The THES Diary

July 23, 1999

Cafe society

He's back. Roger Ward, disgraced former head of the Association of Colleges, opened his new cafe-restaurant this week in London's Muswell Hill. Champagne-loving Ward was upbeat as he answered the phone at the Cafe on the Hill, Fortis Green Road. "It's all fantastic," he shouted above the hubbub. Cooking the "continental/Mediterranean" food on offer, he says, are chefs trained at the Savoy and Mezzo. According to a local newsletter, the cafe's hallmark will be "quality at reasonable prices, served with style".

Decisions deferred

There was much mutual appreciation at the first joint AUT/Natfhe conference, convened last week to discuss the Bett report.

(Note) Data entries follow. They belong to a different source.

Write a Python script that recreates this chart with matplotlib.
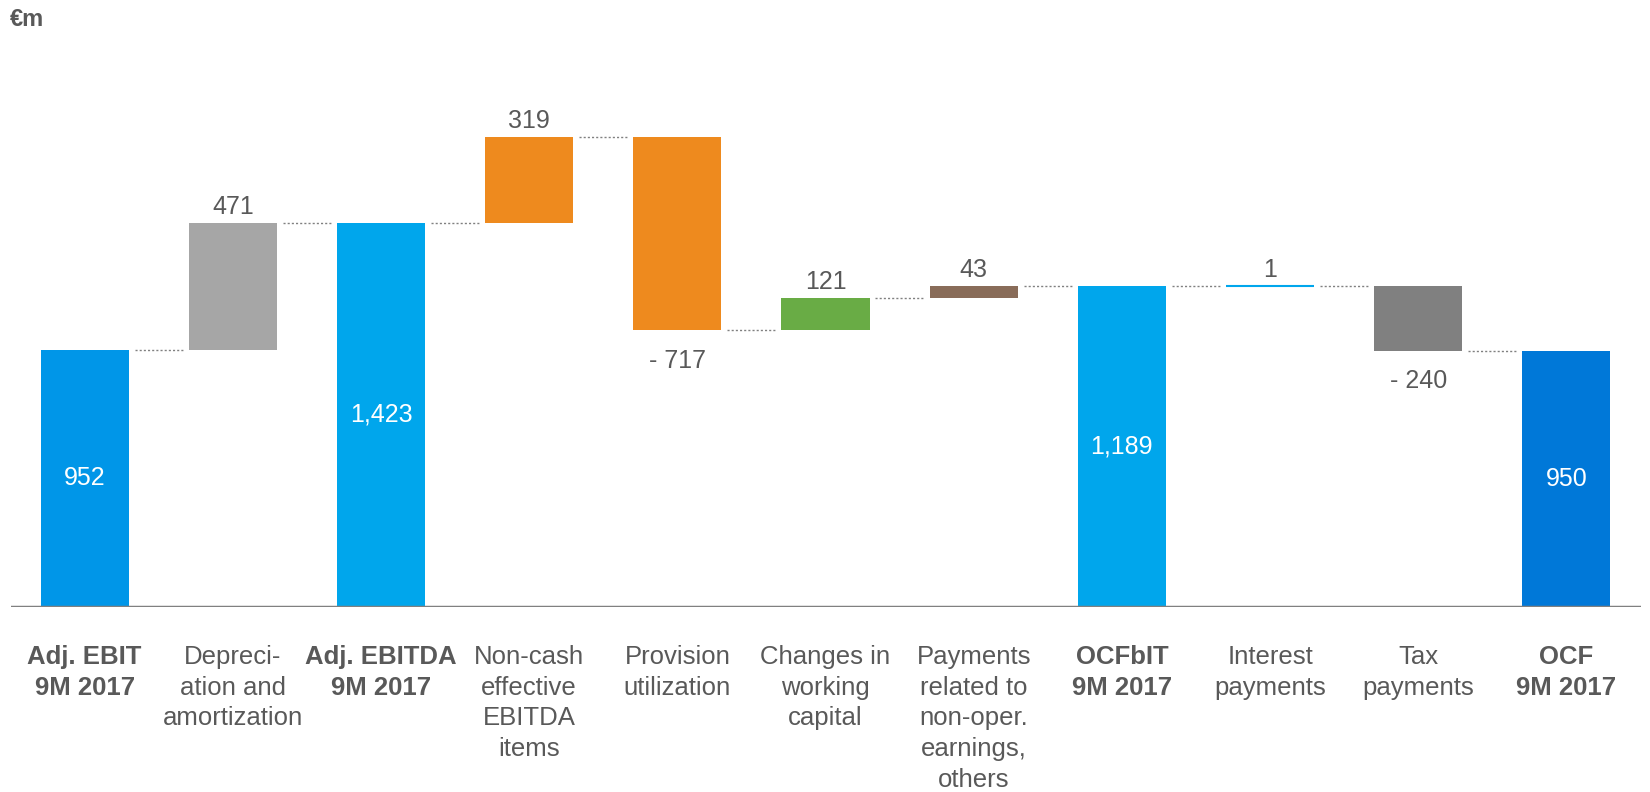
import matplotlib
matplotlib.use("Agg")
import matplotlib.pyplot as plt

plt.rcParams['font.family'] = ['Liberation Sans', 'DejaVu Sans']

categories = ["Adj. EBIT\n9M 2017", "Depreci-\nation and\namortization", "Adj. EBITDA\n9M 2017",
              "Non-cash\neffective\nEBITDA\nitems", "Provision\nutilization", "Changes in\nworking\ncapital",
              "Payments\nrelated to\nnon-oper.\nearnings,\nothers", "OCFbIT\n9M 2017", "Interest\npayments",
              "Tax\npayments", "OCF\n9M 2017"]
values = [952, 471, 1423, 319, -717, 121, 43, 1189, 1, -240, 950]
is_total = [True, False, True, False, False, False, False, True, False, False, True]
value_labels = ["952", "471", "1,423", "319", "- 717", "121", "43", "1,189", "1", "- 240", "950"]
colors = ["#0096E8", "#A6A6A6", "#00A6EC", "#EE8A1E", "#EE8A1E", "#69AC45", "#896C59",
          "#00A6EC", "#00A6EC", "#808080", "#0078D8"]

W, H = 1650, 792
fig = plt.figure(figsize=(W/100, H/100), dpi=100)
ax = fig.add_axes([10.5/W, 185/H, 1630/W, 594/H])
ax.set_xlim(-0.5, 10.5)
ax.set_ylim(0, 2200)
ax.axis('off')

txt = "#595959"
bw = 0.594
running = 0
tops = []
for i, (v, tot) in enumerate(zip(values, is_total)):
    if tot:
        bottom, height = 0, v
        running = v
    else:
        bottom = running if v >= 0 else running + v
        height = abs(v)
        running += v
    thin = height < 10
    ax.bar(i, height, bw, bottom=bottom, color=colors[i], edgecolor=colors[i],
           linewidth=1.5 if thin else 0, zorder=2)
    tops.append(running)
    if tot:
        ax.text(i, v/2, value_labels[i], ha='center', va='center', color='white', fontsize=18)
    elif v >= 0:
        ax.text(i, bottom + height + 15, value_labels[i], ha='center', va='bottom', color=txt, fontsize=18)
    else:
        ax.text(i, bottom - 70, value_labels[i], ha='center', va='top', color=txt, fontsize=18)

# connectors
for i in range(len(values) - 1):
    lvl = tops[i]
    ax.plot([i + bw/2 + 0.04, i + 1 - bw/2 - 0.04], [lvl, lvl], color="#808080", lw=1.0,
            linestyle=(0, (1.5, 1.5)), zorder=1)

ax.axhline(0, color="#808080", lw=2.5, zorder=3)

for i, c in enumerate(categories):
    ax.text(i, -140, c, ha='center', va='top', color=txt, fontsize=18.5,
            fontweight='bold' if is_total[i] else 'normal', linespacing=1.36)

fig.text(10/W, 1 - 19/H, "€m", ha='left', va='center', color=txt, fontsize=17, fontweight='bold')

fig.savefig("out.png", dpi=100)
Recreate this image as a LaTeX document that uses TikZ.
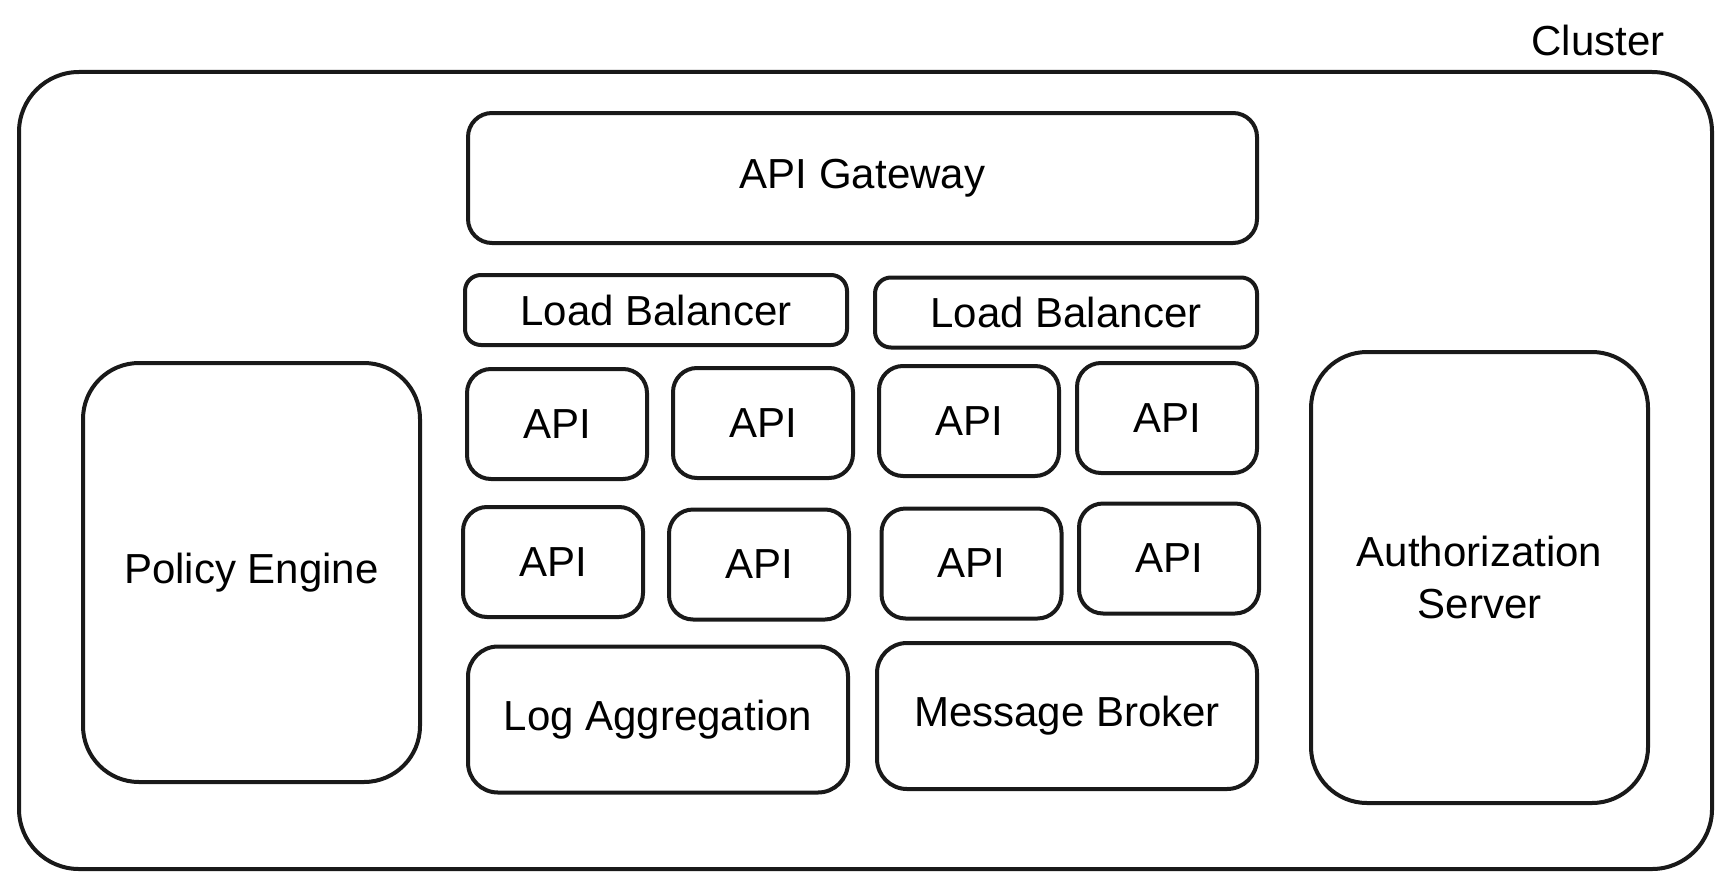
\documentclass[tikz,border=0pt]{standalone}
\usepackage{fontspec}
\setmainfont{Liberation Sans}
\begin{document}
\begin{tikzpicture}[x=0.5pt,y=-0.5pt,
  box/.style={draw=black!90, line width=2pt, rounded corners=12pt, inner sep=0pt, align=center, font=\fontsize{21}{26}\selectfont},
  apibox/.style={box, minimum width=90pt, minimum height=55pt},
  lbbox/.style={box, rounded corners=8pt, minimum width=191pt, minimum height=35pt},
  bigbox/.style={box, rounded corners=15pt, minimum width=190pt, minimum height=73pt},
  sidebox/.style={box, rounded corners=28pt, minimum width=168.5pt},
  lbl/.style={font=\fontsize{21}{26}\selectfont, inner sep=0pt}]
\useasboundingbox (0,0) rectangle (1732,888);
\node[box, rounded corners=30pt, minimum width=846.5pt, minimum height=398.5pt] (cluster) at (865.5,470.5) {};
\node[lbl] (clusterlbl) at (1598,40) {Cluster};
\node[box, minimum width=394.5pt, minimum height=65pt] (gw) at (862.5,178) {API Gateway};
\node[lbbox] (lb1) at (656,310) {Load Balancer};
\node[lbbox] (lb2) at (1066,312.5) {Load Balancer};
\node[apibox] (a11) at (557,424) {API};
\node[apibox] (a12) at (763,423) {API};
\node[apibox] (a13) at (969,421) {API};
\node[apibox] (a14) at (1167,418) {API};
\node[apibox] (a21) at (553,562) {API};
\node[apibox] (a22) at (759,564.5) {API};
\node[apibox] (a23) at (971.5,563.5) {API};
\node[apibox] (a24) at (1169,558.5) {API};
\node[bigbox] (log) at (658,719.5) {Log Aggregation};
\node[bigbox] (msg) at (1067,716) {Message Broker};
\node[sidebox, minimum height=209.5pt] (pol) at (251.5,572.5) {Policy Engine};
\node[sidebox, minimum height=225.5pt] (auth) at (1479.5,577.5) {Authorization\\Server};
\end{tikzpicture}
\end{document}
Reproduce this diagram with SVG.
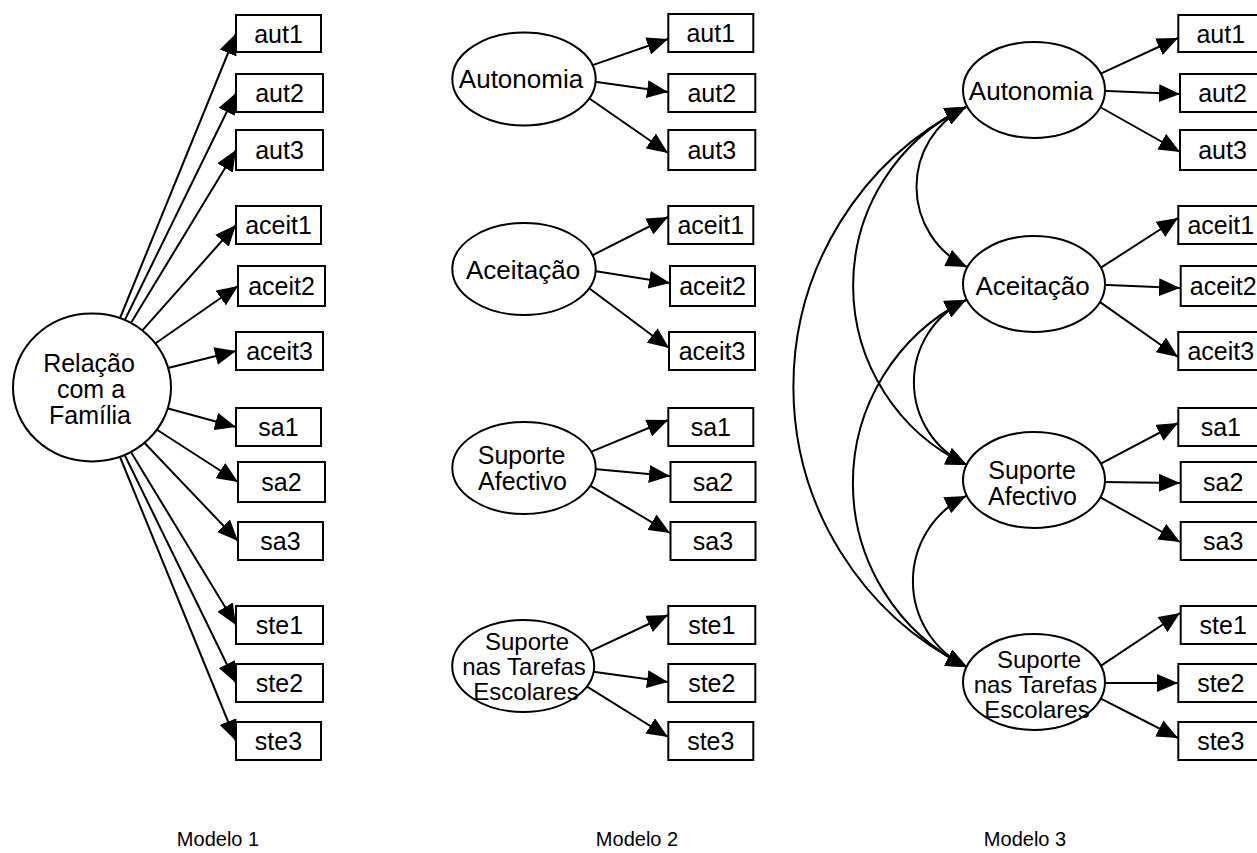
<svg xmlns="http://www.w3.org/2000/svg" width="1257" height="853" viewBox="0 0 1257 853">
<defs>
<style>
.box{fill:#fff;stroke:#000;stroke-width:2}
.lat{fill:#fff;stroke:#000;stroke-width:2}
.c{fill:none;stroke:#000;stroke-width:2;marker-end:url(#ah)}
.cov{fill:none;stroke:#000;stroke-width:2;marker-start:url(#ah2);marker-end:url(#ah2)}
text{font-family:"Liberation Sans",Arial,sans-serif;font-size:25px;text-anchor:middle;fill:#000}
.n26{font-size:26px}
.n25{font-size:25px}
.n24{font-size:24px}
.lbl{font-size:20px}
</style>
<marker id="ah" markerUnits="userSpaceOnUse" markerWidth="21" markerHeight="18" viewBox="0 0 21 18" refX="21" refY="9" orient="auto"><path d="M0,0 L21,9 L0,18 z" fill="#000"/></marker>
<marker id="ah2" markerUnits="userSpaceOnUse" markerWidth="21" markerHeight="18" viewBox="0 0 21 18" refX="21" refY="9" orient="auto-start-reverse"><path d="M0,0 L21,9 L0,18 z" fill="#000"/></marker>
</defs>
<rect x="0" y="0" width="1257" height="853" fill="#fff"/>
<g id="connectors">
<path class="c" d="M118,323 L236,33.5"/>
<path class="c" d="M122.5,324.7 L236,93"/>
<path class="c" d="M128.5,327 L236,150"/>
<path class="c" d="M139.5,333.7 L236,225"/>
<path class="c" d="M152,345.7 L238,286"/>
<path class="c" d="M164,369 L236,351"/>
<path class="c" d="M163.5,407.3 L236,427"/>
<path class="c" d="M153.5,427.5 L238,482"/>
<path class="c" d="M142,440.3 L238,541"/>
<path class="c" d="M128.5,448 L236,625"/>
<path class="c" d="M122.5,450.5 L236,683"/>
<path class="c" d="M118,452 L236,741"/>
<path class="c" d="M589,66.4 L668,39"/>
<path class="c" d="M591.5,81.2 L668,92"/>
<path class="c" d="M585.5,95.8 L668,153"/>
<path class="c" d="M589,257 L668,217"/>
<path class="c" d="M591.5,270.5 L670,283"/>
<path class="c" d="M585.5,285.5 L669,348"/>
<path class="c" d="M589,452.7 L668,420"/>
<path class="c" d="M591.5,468.7 L670,476"/>
<path class="c" d="M585.5,482.9 L670,533"/>
<path class="c" d="M589,651.8 L668,615"/>
<path class="c" d="M591.5,671.5 L668,682"/>
<path class="c" d="M585.5,685.7 L668,737"/>
<path class="c" d="M1098,74.8 L1178,38"/>
<path class="c" d="M1101.5,90.8 L1180,94"/>
<path class="c" d="M1096.5,105 L1180,152"/>
<path class="c" d="M1098.5,269.2 L1178,218"/>
<path class="c" d="M1101.5,284.8 L1180,288"/>
<path class="c" d="M1096.5,299.6 L1178,357"/>
<path class="c" d="M1098.5,464.9 L1178,423"/>
<path class="c" d="M1101.5,482 L1180,483"/>
<path class="c" d="M1096.5,495.1 L1180,542"/>
<path class="c" d="M1098.5,667.3 L1180,613"/>
<path class="c" d="M1101.5,683 L1178,683"/>
<path class="c" d="M1096.5,696.3 L1178,738"/>
<path class="cov" d="M966,107 A89,89 0 0,0 967,267"/>
<path class="cov" d="M966,300 A91,91 0 0,0 967,465"/>
<path class="cov" d="M966,496 A95,95 0 0,0 967,667"/>
<path class="cov" d="M966,107 A198,198 0 0,0 967,465"/>
<path class="cov" d="M966,300 A205,205 0 0,0 967,667"/>
<path class="cov" d="M966,107 A313,313 0 0,0 967,667"/>
</g>
<g id="m1-familia"><ellipse class="lat" cx="92" cy="387.5" rx="79" ry="74"/><text class="n25" x="89" y="372">Relação</text><text class="n25" x="91" y="398">com a</text><text class="n25" x="90" y="423.5">Família</text></g>
<g id="m1-aut1"><rect class="box" x="236" y="15" width="85" height="37"/><text x="278.5" y="42.5">aut1</text></g>
<g id="m1-aut2"><rect class="box" x="236" y="74" width="87" height="38"/><text x="279.5" y="102">aut2</text></g>
<g id="m1-aut3"><rect class="box" x="236" y="130" width="87" height="40"/><text x="279.5" y="159">aut3</text></g>
<g id="m1-aceit1"><rect class="box" x="236" y="206" width="85" height="38"/><text x="278.5" y="234">aceit1</text></g>
<g id="m1-aceit2"><rect class="box" x="238" y="266" width="87" height="40"/><text x="281.5" y="295">aceit2</text></g>
<g id="m1-aceit3"><rect class="box" x="236" y="332" width="87" height="38"/><text x="279.5" y="360">aceit3</text></g>
<g id="m1-sa1"><rect class="box" x="236" y="408" width="85" height="38"/><text x="278.5" y="436">sa1</text></g>
<g id="m1-sa2"><rect class="box" x="238" y="462" width="87" height="40"/><text x="281.5" y="491">sa2</text></g>
<g id="m1-sa3"><rect class="box" x="238" y="522" width="85" height="38"/><text x="280.5" y="550">sa3</text></g>
<g id="m1-ste1"><rect class="box" x="236" y="606" width="87" height="38"/><text x="279.5" y="634">ste1</text></g>
<g id="m1-ste2"><rect class="box" x="236" y="664" width="87" height="38"/><text x="279.5" y="692">ste2</text></g>
<g id="m1-ste3"><rect class="box" x="236" y="722" width="85" height="38"/><text x="278.5" y="750">ste3</text></g>
<g id="m2-autonomia"><ellipse class="lat" cx="524" cy="79" rx="71.7" ry="46.5"/><text class="n26" x="521" y="88">Autonomia</text></g>
<g id="m2-aceitacao"><ellipse class="lat" cx="524" cy="269" rx="71.7" ry="46"/><text class="n26" x="523" y="279">Aceitação</text></g>
<g id="m2-sa"><ellipse class="lat" cx="524" cy="468" rx="71.7" ry="46"/><text class="n25" x="521.5" y="463.5">Suporte</text><text class="n25" x="522.5" y="489.5">Afectivo</text></g>
<g id="m2-ste"><ellipse class="lat" cx="523.2" cy="666" rx="71" ry="46"/><text class="n24" x="527" y="650">Suporte</text><text class="n24" x="524" y="675">nas Tarefas</text><text class="n24" x="526" y="700">Escolares</text></g>
<g id="m2-aut1"><rect class="box" x="668.3" y="14" width="85" height="38"/><text x="710.8" y="42">aut1</text></g>
<g id="m2-aut2"><rect class="box" x="668.3" y="74" width="87" height="38"/><text x="711.8" y="102">aut2</text></g>
<g id="m2-aut3"><rect class="box" x="668.3" y="130" width="87" height="40"/><text x="711.8" y="159">aut3</text></g>
<g id="m2-aceit1"><rect class="box" x="668.3" y="206" width="85" height="38"/><text x="710.8" y="234">aceit1</text></g>
<g id="m2-aceit2"><rect class="box" x="670" y="266" width="85" height="40"/><text x="712.5" y="295">aceit2</text></g>
<g id="m2-aceit3"><rect class="box" x="669" y="332" width="86" height="38"/><text x="712" y="360">aceit3</text></g>
<g id="m2-sa1"><rect class="box" x="668.3" y="408" width="85" height="38"/><text x="710.8" y="436">sa1</text></g>
<g id="m2-sa2"><rect class="box" x="670.5" y="462" width="85" height="40"/><text x="713" y="491">sa2</text></g>
<g id="m2-sa3"><rect class="box" x="670.5" y="522" width="85" height="38"/><text x="713" y="550">sa3</text></g>
<g id="m2-ste1"><rect class="box" x="668.3" y="606" width="87" height="38"/><text x="711.8" y="634">ste1</text></g>
<g id="m2-ste2"><rect class="box" x="668.3" y="664" width="87" height="38"/><text x="711.8" y="692">ste2</text></g>
<g id="m2-ste3"><rect class="box" x="668.3" y="722" width="85" height="38"/><text x="710.8" y="750">ste3</text></g>
<g id="m3-autonomia"><ellipse class="lat" cx="1034" cy="90" rx="71" ry="48"/><text class="n26" x="1031" y="100">Autonomia</text></g>
<g id="m3-aceitacao"><ellipse class="lat" cx="1034" cy="284" rx="71" ry="48"/><text class="n26" x="1032.5" y="295">Aceitação</text></g>
<g id="m3-sa"><ellipse class="lat" cx="1034" cy="480" rx="71" ry="48"/><text class="n25" x="1032" y="479">Suporte</text><text class="n25" x="1032.5" y="505">Afectivo</text></g>
<g id="m3-ste"><ellipse class="lat" cx="1034" cy="682" rx="71" ry="48"/><text class="n24" x="1039" y="668">Suporte</text><text class="n24" x="1035.5" y="693">nas Tarefas</text><text class="n24" x="1037" y="717.5">Escolares</text></g>
<g id="m3-aut1"><rect class="box" x="1178.3" y="15" width="85" height="37"/><text x="1220.8" y="42.5">aut1</text></g>
<g id="m3-aut2"><rect class="box" x="1180" y="74" width="85" height="38"/><text x="1222.5" y="102">aut2</text></g>
<g id="m3-aut3"><rect class="box" x="1180" y="130" width="85" height="40"/><text x="1222.5" y="159">aut3</text></g>
<g id="m3-aceit1"><rect class="box" x="1178.3" y="206" width="85" height="38"/><text x="1220.8" y="234">aceit1</text></g>
<g id="m3-aceit2"><rect class="box" x="1180.7" y="266" width="85" height="40"/><text x="1223.2" y="295">aceit2</text></g>
<g id="m3-aceit3"><rect class="box" x="1178.3" y="332" width="85" height="38"/><text x="1220.8" y="360">aceit3</text></g>
<g id="m3-sa1"><rect class="box" x="1178.3" y="408" width="85" height="38"/><text x="1220.8" y="436">sa1</text></g>
<g id="m3-sa2"><rect class="box" x="1180.7" y="462" width="85" height="40"/><text x="1223.2" y="491">sa2</text></g>
<g id="m3-sa3"><rect class="box" x="1180.7" y="522" width="85" height="38"/><text x="1223.2" y="550">sa3</text></g>
<g id="m3-ste1"><rect class="box" x="1180.7" y="606" width="85" height="38"/><text x="1223.2" y="634">ste1</text></g>
<g id="m3-ste2"><rect class="box" x="1178.3" y="664" width="85" height="38"/><text x="1220.8" y="692">ste2</text></g>
<g id="m3-ste3"><rect class="box" x="1178.3" y="722" width="85" height="38"/><text x="1220.8" y="750">ste3</text></g>
<g id="labels">
<text class="lbl" x="218" y="846">Modelo 1</text>
<text class="lbl" x="637" y="846">Modelo 2</text>
<text class="lbl" x="1025" y="846">Modelo 3</text>
</g>
</svg>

The bonhomie was only momentarily disturbed by a point of order, pointing out that nobody had decided how the conference was going to make any decisions. The main thing is that they met at all, the conference decided.

Only joking?

University cynics who still have a sense of humour should take a look at www.cynicalbastards.com/ubs/. Professing to be the website of the University of Bums on Seats, headed by vice-chancellor Alan Dubious, "a leading light in the field of academic downsizing", this boasts of its "character over qualifications admissions policy, which ensures no one will be rejected on any grounds except non-payment of fees".

Testing time

We trust that all admissions tutors with responsibility for international students have boned up on the legal requirements for students entering the country. Delegates at the Council for International Education, Ukcosa, annual conference in Oxford this week competed for a trophy in a pub quiz with questions covering trivia... and immigration rules.

Lost youths

Public service union Unison is thrilled with the extra payments promised to further education support staff over the millennium. It warns that these staff could turn out to be extra busy "as colleges do find themselves vulnerable over holiday periods to ex-students who take it into their heads to revisit the scene of their youth". Beats Trafalgar Square or Edinburgh's Princes Street, presumably.